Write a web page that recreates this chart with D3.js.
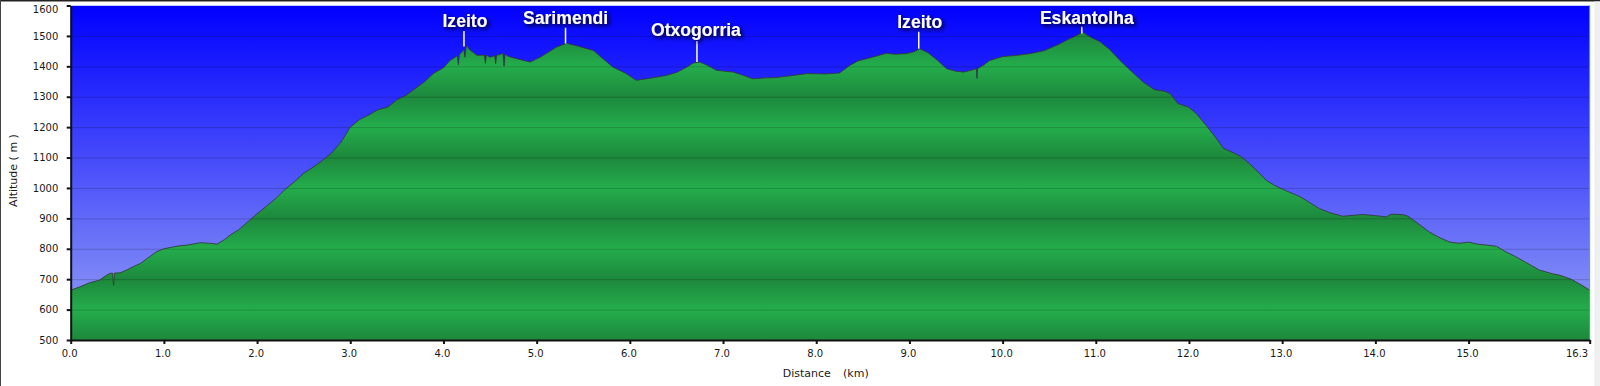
<!DOCTYPE html>
<html><head><meta charset="utf-8">
<script src="https://cdn.jsdelivr.net/npm/d3@7"></script>
<style>
html,body{margin:0;padding:0;background:#fff;}
svg{display:block;}
</style></head><body>
<svg id="chart" width="1600" height="386"></svg>
<script>
// ---------- DATA ----------
const distanceKm = [0.00,0.10,0.20,0.31,0.38,0.42,0.45,0.46,0.47,0.53,0.60,0.67,0.75,0.82,0.92,1.00,1.10,1.17,1.25,1.39,1.50,1.57,1.65,1.71,1.80,1.92,2.00,2.10,2.20,2.30,2.40,2.50,2.60,2.70,2.80,2.90,3.00,3.10,3.20,3.30,3.40,3.50,3.60,3.68,3.80,3.89,4.00,4.07,4.15,4.16,4.17,4.22,4.23,4.24,4.25,4.28,4.36,4.44,4.45,4.46,4.50,4.55,4.56,4.57,4.64,4.65,4.66,4.70,4.80,4.93,5.05,5.21,5.32,5.45,5.54,5.61,5.70,5.82,5.95,6.07,6.20,6.39,6.50,6.61,6.68,6.75,6.82,6.93,7.11,7.20,7.32,7.45,7.57,7.75,7.90,8.10,8.25,8.36,8.45,8.54,8.65,8.75,8.85,8.97,9.05,9.11,9.20,9.30,9.40,9.50,9.58,9.65,9.72,9.725,9.73,9.80,9.86,10.00,10.15,10.30,10.45,10.51,10.60,10.70,10.80,10.86,10.95,11.04,11.15,11.26,11.37,11.51,11.63,11.74,11.80,11.88,12.00,12.08,12.20,12.30,12.37,12.46,12.55,12.65,12.75,12.83,12.92,13.01,13.20,13.40,13.52,13.65,13.87,14.00,14.12,14.17,14.30,14.35,14.45,14.58,14.70,14.80,14.90,15.00,15.10,15.20,15.30,15.40,15.50,15.60,15.76,15.90,15.98,16.10,16.20,16.30];
const altitudeM = [664,675,688,697,712,719,720,680,720,721,730,741,752,768,790,800,806,810,812,820,818,815,830,845,862,894,915,940,965,995,1020,1048,1068,1090,1115,1150,1200,1225,1240,1258,1265,1290,1305,1323,1350,1376,1395,1419,1435,1405,1438,1455,1430,1458,1469,1455,1436,1437,1410,1437,1430,1435,1408,1436,1442,1400,1440,1432,1424,1414,1432,1463,1476,1466,1458,1452,1428,1397,1378,1354,1360,1370,1380,1397,1411,1414,1405,1387,1381,1372,1359,1362,1363,1370,1376,1375,1378,1403,1418,1425,1434,1443,1440,1442,1448,1458,1445,1420,1392,1384,1381,1386,1392,1360,1392,1405,1419,1432,1436,1442,1452,1460,1472,1488,1502,1512,1495,1482,1455,1419,1387,1348,1323,1318,1310,1278,1265,1244,1200,1160,1130,1118,1105,1080,1050,1025,1008,995,970,932,918,907,913,909,905,914,912,907,885,855,835,822,818,822,815,812,808,790,775,758,730,718,713,700,683,664];
const altitudeTicks = [500,600,700,800,900,1000,1100,1200,1300,1400,1500,1600];
const distanceTicks = [0,1,2,3,4,5,6,7,8,9,10,11,12,13,14,15,16.3];
const peakNames = ["Izeito","Sarimendi","Otxogorria","Izeito","Eskantolha"];
const peakKm = [4.22,5.31,6.72,9.10,10.85];
const peakAlt = [1465,1475,1414,1458,1508];

// ---------- LAYOUT ----------
const plot = {left:70.7, right:1589.7, top:5.5, bottom:340};
// label text: [center x offset from marker, baseline y, marker top y]
const labelLayout = [[1,26.7,31],[0,24,27.7],[-1,35.7,41],[1,28.3,31.7],[5,24,26.7]];

const svg = d3.select("#chart");
const x = d3.scaleLinear().domain([0,16.3]).range([plot.left, plot.right]);
const y = d3.scaleLinear().domain([500,1600]).range([plot.bottom, plot.top]);
const data = distanceKm.map((d,i)=>({km:d, alt:altitudeM[i]}));

const defs = svg.append("defs");
const sky = defs.append("linearGradient").attr("id","sky").attr("gradientUnits","userSpaceOnUse")
  .attr("x1",0).attr("x2",0).attr("y1",plot.top).attr("y2",plot.bottom);
sky.append("stop").attr("offset","0%").attr("stop-color","#0000ff");
sky.append("stop").attr("offset","100%").attr("stop-color","#98a4f4");
const ground = defs.append("linearGradient").attr("id","ground").attr("gradientUnits","userSpaceOnUse")
  .attr("spreadMethod","reflect").attr("x1",0).attr("x2",0).attr("y1",y(600)).attr("y2",y(500));
ground.append("stop").attr("offset","0%").attr("stop-color","#24ad4c");
ground.append("stop").attr("offset","100%").attr("stop-color","#1d883c");
const f = defs.append("filter").attr("id","shadow").attr("x","-20%").attr("y","-50%").attr("width","150%").attr("height","200%");
f.append("feDropShadow").attr("dx",2).attr("dy",2).attr("stdDeviation",2).attr("flood-color","#000").attr("flood-opacity",1);

// frame
svg.append("rect").attr("x",0).attr("y",0).attr("width",1600).attr("height",1.5).attr("fill","#222");
svg.append("rect").attr("x",0).attr("y",0).attr("width",1).attr("height",386).attr("fill","#444");
svg.append("rect").attr("x",1594.3).attr("y",1.5).attr("width",6).attr("height",385).attr("fill","#efefef");

// sky
svg.append("rect").attr("x",plot.left).attr("y",plot.top).attr("width",plot.right-plot.left)
  .attr("height",plot.bottom-plot.top).attr("fill","url(#sky)");
svg.append("line").attr("x1",plot.left).attr("x2",plot.right).attr("y1",plot.top).attr("y2",plot.top)
  .attr("stroke","#c4ccff").attr("stroke-width",1);

// ground
const area = d3.area().x(d=>x(d.km)).y0(y(500)).y1(d=>y(d.alt));
svg.append("path").datum(data).attr("d",area).attr("fill","url(#ground)");

// grid
svg.append("g").selectAll("line").data(altitudeTicks.filter(t=>t>500 && t<1600)).join("line")
  .attr("x1",plot.left).attr("x2",plot.right).attr("y1",d=>y(d)+0.5).attr("y2",d=>y(d)+0.5)
  .attr("stroke","#000").attr("stroke-opacity",0.18).attr("stroke-width",1);

// profile line
const line = d3.line().x(d=>x(d.km)).y(d=>y(d.alt));
svg.append("path").datum(data).attr("d",line).attr("fill","none").attr("stroke","#333").attr("stroke-width",1).attr("stroke-opacity",0.8);

// right edge line
svg.append("line").attr("x1",plot.right).attr("x2",plot.right).attr("y1",plot.top).attr("y2",plot.bottom)
  .attr("stroke","#3cba52").attr("stroke-width",1);

// axes
const yAxis = svg.append("g").attr("transform",`translate(${plot.left},0)`)
  .call(d3.axisLeft(y).tickValues(altitudeTicks).tickSize(4).tickSizeOuter(0).tickPadding(8.4).tickFormat(d3.format("d")));
const xAxis = svg.append("g").attr("transform",`translate(0,${plot.bottom})`)
  .call(d3.axisBottom(x).tickValues(distanceTicks).tickSize(4).tickSizeOuter(0).tickPadding(5.4).tickFormat(d3.format(".1f")));
[yAxis,xAxis].forEach(g=>{
  g.select(".domain").attr("stroke","#111").attr("stroke-width",2);
  g.selectAll(".tick line").attr("stroke","#111").attr("stroke-width",2);
  g.selectAll(".tick text").attr("fill","#1a1a1a").style("font-family","'DejaVu Sans',Verdana,sans-serif").style("font-size","10px");
});
yAxis.selectAll(".tick text").filter(d=>d===1600).attr("dy","0.7em");
xAxis.selectAll(".tick text").attr("dx",-1.5);
xAxis.selectAll(".tick text").filter(d=>d===16.3).attr("text-anchor","end").attr("dx",-2);

// axis titles
const title = svg.append("text").attr("y",376.7).attr("fill","#1a1a1a")
  .style("font-family","'DejaVu Sans',Verdana,sans-serif").style("font-size","11px");
title.append("tspan").attr("x",782.7).text("Distance");
title.append("tspan").attr("x",843).text("(km)");
svg.append("text").attr("transform","translate(17,170.5) rotate(-90)").attr("text-anchor","middle")
  .attr("fill","#1a1a1a").style("font-family","'DejaVu Sans',Verdana,sans-serif").style("font-size","11px")
  .text("Altitude ( m )");

// peak labels
const labels = svg.append("g");
peakNames.forEach((name,i)=>{
  const px = x(peakKm[i]), py = y(peakAlt[i]);
  const [dx, base, top] = labelLayout[i];
  labels.append("line").attr("x1",px).attr("x2",px).attr("y1",top).attr("y2",py)
    .attr("stroke","#fff").attr("stroke-width",1.5);
  labels.append("text").attr("x",px+dx).attr("y",base).attr("text-anchor","middle")
    .attr("fill","#fff").attr("filter","url(#shadow)")
    .style("font-family","'Liberation Sans',Arial,sans-serif").style("font-weight","bold").style("font-size","17.6px")
    .text(name);
});
</script>
</body></html>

***

### EXERCISE
Only the number is needed: state how many lines in the listing contain "chart".

### ANSWER TO THE TASK
3